Interview like a pro

Here are some strategies for completing a very polished digital interview.

  • If this is your first digital interview, take advantage of any orientation or early entry to become familiar with the technology. You can also ask for details in advance, such as the name and title of your interviewer(s) and the interview’s expected length. Getting these details in advance minimizes surprises.
  • Digital interviews are a give-and-take of information for you and the employer. Your interviewers will expect you to have questions for them. Plan some as you are doing your research about the employer, so you aren’t spending your time asking questions already answered in public information.

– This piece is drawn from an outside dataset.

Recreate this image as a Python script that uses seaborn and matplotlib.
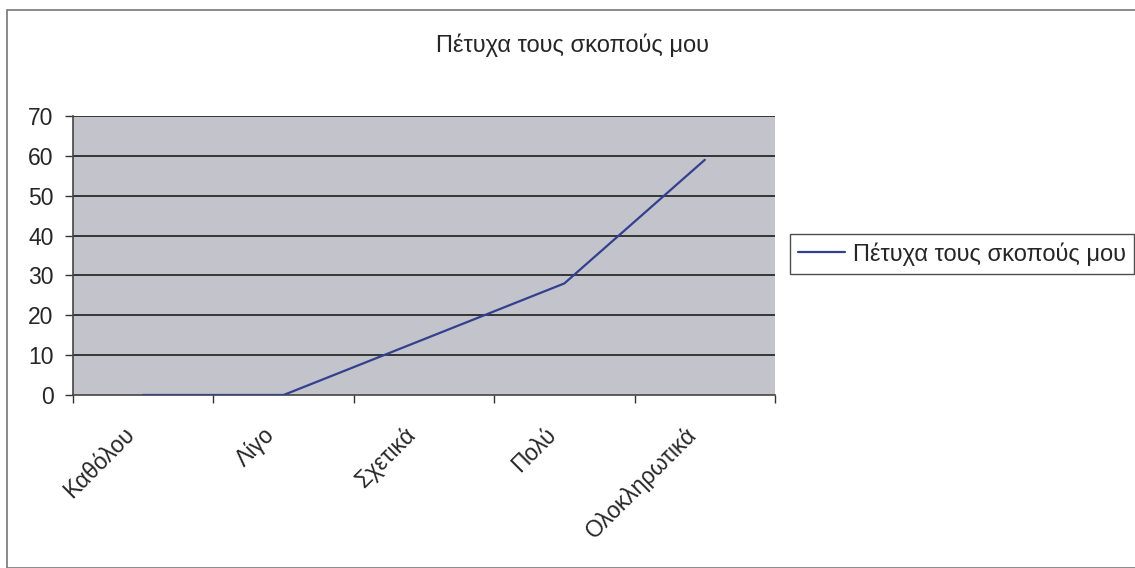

Here are a few suggestions:
    • What are the day-to-day responsibilities of this role?
    • Will I receive on-the-job training? What learning opportunities are available?
    • How does this role support or fit with the company’s goals?
    • What are some challenges that might come up in this role?
    • What do employees find motivating about working here?
    • Do you have questions or concerns about my qualifications?
    • What should I expect next in your hiring process?

Be sure you follow up the digital interview with a personal email thanking your interviewer(s) for the opportunity. You can also use it to reinforce your interest in the job.

There are a few more aspects to digital interviews to keep in mind. As you are working on your questions for the interviewer, write up a few for company leadership or a potential co-worker. Digital interviews make it easy for others in the company to drop in for a few minutes to meet you, and you want to take advantage of those opportunities too to ask questions.

Finally, dress professionally and choose an appropriate setting or background. Though it’s become the norm with so much remote work to dress casually and have pets or children stop by during virtual meetings, you want to make a strong impression that you mean business in your digital interview. Remember to silence notifications on your mobile, and put it out of sight if you are not using it for the digital interview. You want your interviewers focused on you as the best candidate for the job.